Going to straighten my hair permanently (or rebounding as they say in Malaysia.) tomorrow. Honestly, I'm gonna miss my curls, but it'll make everything so much easier. I tried fighting it but I finally gave up, my hair type can't stay good in such a humid place like Malaysia, so if I don't want frizzy hair, have to straighten it...I'm looking forward to it: D

P.S:

My shadow is the only one that walks beside me
My shallow heart is the only thing that's beating
Sometimes I wish someone out there will find me
'Til then, I'll walk aloNe. 

Thursday, December 2, 2010

Glowing dim as an amber

It's 05:27 in the morning, I've stayed up all night and I'll be going to school for the last time today to get my report card.

I don't know what happened to me again. I'm SHAKING with tears. It's like, I keep it locked there, perfectly hidden, and then it needs a trigger and BOOM! It's out, it's violently out. I don't know what's wrong with me! I know it's not good to write when you're in an extreme condition like this cause you'll say things you'll regret but I can't help it I have to get it out and well after all it's my freaking personal weblog no matter how nonsense it's in it, it's mine.

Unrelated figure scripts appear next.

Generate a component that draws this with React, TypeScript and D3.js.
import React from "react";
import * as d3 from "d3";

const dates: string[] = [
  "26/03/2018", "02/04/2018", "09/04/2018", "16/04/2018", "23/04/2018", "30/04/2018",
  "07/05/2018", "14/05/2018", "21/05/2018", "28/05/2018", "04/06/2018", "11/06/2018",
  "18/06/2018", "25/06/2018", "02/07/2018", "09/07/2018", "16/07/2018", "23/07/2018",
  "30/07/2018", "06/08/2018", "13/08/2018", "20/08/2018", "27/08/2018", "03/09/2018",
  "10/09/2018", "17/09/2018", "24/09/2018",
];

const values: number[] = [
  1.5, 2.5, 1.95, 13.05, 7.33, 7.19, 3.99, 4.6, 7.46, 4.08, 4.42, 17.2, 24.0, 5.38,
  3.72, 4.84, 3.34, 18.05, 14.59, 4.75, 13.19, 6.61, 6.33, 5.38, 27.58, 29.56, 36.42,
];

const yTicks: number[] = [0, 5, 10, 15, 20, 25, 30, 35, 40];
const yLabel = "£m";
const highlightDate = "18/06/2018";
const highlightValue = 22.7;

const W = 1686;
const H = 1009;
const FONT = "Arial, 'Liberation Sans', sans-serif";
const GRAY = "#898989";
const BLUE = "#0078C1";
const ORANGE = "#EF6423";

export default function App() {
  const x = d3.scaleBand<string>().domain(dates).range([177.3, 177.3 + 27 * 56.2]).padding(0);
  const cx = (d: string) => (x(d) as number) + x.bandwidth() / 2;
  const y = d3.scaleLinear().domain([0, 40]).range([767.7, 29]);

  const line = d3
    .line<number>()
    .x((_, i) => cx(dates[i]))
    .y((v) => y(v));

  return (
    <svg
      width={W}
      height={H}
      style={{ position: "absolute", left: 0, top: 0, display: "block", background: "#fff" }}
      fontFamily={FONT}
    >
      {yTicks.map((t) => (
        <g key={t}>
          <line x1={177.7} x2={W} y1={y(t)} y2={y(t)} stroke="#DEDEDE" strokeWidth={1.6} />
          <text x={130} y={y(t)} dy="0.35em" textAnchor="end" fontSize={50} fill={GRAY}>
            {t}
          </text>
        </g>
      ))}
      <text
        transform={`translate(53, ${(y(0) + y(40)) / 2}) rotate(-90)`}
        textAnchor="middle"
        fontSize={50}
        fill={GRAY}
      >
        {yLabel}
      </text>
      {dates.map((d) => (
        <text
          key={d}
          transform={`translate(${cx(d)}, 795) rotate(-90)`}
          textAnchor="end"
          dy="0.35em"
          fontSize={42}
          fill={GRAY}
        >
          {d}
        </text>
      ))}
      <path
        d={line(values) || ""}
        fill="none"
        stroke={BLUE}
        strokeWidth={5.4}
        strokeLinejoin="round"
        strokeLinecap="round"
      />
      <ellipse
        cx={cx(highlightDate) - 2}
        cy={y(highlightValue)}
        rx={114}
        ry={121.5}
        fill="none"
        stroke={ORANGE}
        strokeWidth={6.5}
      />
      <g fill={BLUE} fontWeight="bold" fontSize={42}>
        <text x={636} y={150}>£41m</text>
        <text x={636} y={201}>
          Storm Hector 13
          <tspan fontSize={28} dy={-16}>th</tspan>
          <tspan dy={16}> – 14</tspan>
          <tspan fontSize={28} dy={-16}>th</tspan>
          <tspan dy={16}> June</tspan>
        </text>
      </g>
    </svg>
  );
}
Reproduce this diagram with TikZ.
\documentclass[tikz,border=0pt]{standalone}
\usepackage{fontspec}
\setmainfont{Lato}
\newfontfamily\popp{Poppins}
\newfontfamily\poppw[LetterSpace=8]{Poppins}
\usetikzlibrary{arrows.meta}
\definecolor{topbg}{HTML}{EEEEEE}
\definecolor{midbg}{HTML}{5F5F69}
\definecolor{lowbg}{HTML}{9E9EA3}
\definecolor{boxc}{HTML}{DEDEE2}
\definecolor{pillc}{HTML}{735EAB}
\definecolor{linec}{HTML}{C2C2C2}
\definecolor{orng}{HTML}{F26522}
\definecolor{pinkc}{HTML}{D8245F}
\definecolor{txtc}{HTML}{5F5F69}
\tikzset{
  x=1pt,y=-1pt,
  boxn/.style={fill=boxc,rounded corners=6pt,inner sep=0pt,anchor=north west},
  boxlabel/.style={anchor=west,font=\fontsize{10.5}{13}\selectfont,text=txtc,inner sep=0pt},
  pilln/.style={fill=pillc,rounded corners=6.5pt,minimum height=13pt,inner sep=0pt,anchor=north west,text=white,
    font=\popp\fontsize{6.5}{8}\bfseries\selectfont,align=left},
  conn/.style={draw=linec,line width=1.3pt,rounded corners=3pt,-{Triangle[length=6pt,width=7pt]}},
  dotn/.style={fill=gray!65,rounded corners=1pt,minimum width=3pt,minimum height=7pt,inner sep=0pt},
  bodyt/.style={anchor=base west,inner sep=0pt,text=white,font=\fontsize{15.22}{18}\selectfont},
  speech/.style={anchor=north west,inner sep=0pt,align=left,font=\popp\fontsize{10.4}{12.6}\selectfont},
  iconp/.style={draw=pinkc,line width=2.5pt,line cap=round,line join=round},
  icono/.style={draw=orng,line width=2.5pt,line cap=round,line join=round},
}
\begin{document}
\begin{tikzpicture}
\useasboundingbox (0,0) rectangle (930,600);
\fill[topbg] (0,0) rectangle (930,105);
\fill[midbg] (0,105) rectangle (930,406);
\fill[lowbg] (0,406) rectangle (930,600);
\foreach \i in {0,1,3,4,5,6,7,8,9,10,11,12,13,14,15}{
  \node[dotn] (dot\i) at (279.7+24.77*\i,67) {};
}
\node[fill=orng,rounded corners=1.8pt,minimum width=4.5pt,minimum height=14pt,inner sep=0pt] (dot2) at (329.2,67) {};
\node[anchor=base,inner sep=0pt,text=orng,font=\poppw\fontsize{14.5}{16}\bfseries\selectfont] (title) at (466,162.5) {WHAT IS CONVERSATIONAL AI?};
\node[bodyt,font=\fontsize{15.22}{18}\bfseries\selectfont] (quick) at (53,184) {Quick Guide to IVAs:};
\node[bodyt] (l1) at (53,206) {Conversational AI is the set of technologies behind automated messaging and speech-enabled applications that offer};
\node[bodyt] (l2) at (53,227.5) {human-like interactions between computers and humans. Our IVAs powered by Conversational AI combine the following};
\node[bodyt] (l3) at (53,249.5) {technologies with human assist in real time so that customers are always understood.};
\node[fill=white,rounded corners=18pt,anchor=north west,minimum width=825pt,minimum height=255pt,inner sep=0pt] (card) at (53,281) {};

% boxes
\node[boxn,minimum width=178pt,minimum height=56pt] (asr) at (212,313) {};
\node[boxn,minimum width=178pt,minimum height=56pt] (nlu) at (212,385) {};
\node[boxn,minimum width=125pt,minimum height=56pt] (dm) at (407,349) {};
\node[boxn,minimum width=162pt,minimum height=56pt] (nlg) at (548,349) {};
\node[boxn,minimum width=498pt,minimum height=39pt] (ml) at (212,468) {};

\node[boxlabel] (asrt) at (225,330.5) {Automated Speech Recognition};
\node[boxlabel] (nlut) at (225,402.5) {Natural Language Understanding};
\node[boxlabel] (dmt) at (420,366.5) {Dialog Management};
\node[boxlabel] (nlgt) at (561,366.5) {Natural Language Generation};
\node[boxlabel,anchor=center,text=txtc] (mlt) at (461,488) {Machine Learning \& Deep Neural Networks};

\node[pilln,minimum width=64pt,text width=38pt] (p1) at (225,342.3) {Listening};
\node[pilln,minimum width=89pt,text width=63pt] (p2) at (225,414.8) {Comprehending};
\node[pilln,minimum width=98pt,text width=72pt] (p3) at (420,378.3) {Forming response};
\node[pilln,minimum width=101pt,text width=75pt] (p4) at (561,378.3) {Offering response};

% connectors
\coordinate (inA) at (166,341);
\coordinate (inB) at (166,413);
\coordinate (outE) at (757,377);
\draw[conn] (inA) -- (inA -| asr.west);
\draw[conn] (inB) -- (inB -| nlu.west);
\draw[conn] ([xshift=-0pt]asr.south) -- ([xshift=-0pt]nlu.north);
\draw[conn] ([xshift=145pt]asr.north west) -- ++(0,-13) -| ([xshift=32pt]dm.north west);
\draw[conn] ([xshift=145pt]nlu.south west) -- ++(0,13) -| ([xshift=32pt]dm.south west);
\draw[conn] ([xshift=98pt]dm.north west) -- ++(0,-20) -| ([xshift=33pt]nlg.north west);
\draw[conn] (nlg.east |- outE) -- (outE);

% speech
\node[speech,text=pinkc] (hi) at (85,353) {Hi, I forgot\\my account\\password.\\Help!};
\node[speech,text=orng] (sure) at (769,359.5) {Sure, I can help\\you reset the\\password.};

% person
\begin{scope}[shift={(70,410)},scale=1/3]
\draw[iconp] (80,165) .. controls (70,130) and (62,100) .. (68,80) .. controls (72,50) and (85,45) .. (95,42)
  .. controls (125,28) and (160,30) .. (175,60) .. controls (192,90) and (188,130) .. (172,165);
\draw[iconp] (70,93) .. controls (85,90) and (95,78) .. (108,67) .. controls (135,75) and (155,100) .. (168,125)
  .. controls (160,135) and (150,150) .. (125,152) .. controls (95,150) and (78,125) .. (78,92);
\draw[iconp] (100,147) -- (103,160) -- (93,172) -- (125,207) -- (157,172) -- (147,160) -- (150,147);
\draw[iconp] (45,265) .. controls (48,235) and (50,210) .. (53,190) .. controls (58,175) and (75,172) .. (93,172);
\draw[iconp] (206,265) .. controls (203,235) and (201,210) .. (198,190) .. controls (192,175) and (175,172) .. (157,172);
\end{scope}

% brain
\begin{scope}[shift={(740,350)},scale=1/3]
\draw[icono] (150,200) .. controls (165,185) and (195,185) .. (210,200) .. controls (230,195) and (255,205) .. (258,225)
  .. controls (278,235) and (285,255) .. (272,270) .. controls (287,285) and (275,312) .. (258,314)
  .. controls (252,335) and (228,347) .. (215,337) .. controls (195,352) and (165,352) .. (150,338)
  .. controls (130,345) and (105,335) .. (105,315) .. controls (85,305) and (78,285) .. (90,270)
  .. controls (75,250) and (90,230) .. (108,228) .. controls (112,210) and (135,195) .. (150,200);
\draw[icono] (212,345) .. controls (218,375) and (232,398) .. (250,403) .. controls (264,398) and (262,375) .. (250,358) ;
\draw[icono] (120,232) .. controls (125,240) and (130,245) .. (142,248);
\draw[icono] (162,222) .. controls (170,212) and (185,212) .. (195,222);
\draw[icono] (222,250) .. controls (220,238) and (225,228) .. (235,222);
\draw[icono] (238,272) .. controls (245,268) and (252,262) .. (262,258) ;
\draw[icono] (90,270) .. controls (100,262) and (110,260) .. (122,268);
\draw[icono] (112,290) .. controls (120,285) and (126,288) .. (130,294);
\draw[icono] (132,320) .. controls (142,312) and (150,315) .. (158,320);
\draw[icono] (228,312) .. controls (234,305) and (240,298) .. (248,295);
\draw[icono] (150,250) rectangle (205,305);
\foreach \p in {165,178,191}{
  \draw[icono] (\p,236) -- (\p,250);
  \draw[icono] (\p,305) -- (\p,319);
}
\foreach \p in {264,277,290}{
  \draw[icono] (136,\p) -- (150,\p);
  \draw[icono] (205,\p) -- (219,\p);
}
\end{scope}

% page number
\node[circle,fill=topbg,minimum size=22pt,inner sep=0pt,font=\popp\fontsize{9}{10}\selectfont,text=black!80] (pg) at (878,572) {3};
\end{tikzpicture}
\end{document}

Why can't I just have somebody, what the hell is wrong with me? I know I'm not hot or something but that's not the reason, it amazes me how people can easily be together, and how hard everything is for me, I'm tired, I'm sick and tired of this, I smashed my pride for something that I thought was worth it but it wasn't, and now I've lost everything, IT SUCKS, I'm freaking crying like hell now and it makes me angry because I let myself be weak and I hate it, I wish I could just get a grip and pretend nothing's happened... I WANT to, and I'm trying, but whenever it starts getting better and I think it's finally worked, something else happens again. I'm tired of following, maybe it's their turn to follow me, I'm tired of smashing my pride like that, I want my ego back. I feel disgusted with myself. He ruined basically everything I used to be.

ENOUGH OF THE BULLSHIT.

Today (practically yesterday) was the Christmas assembly. I sang Once Upon A December with Lilian. And it doesn't help a thing, actually it's a negative thing cause I feel really awful singing next to HER, she has this amazing voice and of course the whole school was watching and they'll compare me to her and all that stuff.

And then there was this after school fight Shannon and Hamza had, I really can't have more stuff to make me worse at the moment. I don't want my friends fighting. It's the worst feeling in the world. When Alireza and Shannon had a fight it was awful, I forced her to make up for that.

Can't wait for Iran. I need to get outta here for a while...too much drama.

P.S: Sugababes' Too Lost In You can make me cry. Duh.
P.S 2: I've started this fruits diet which sucks but I should stick to it cause I feel so FAT.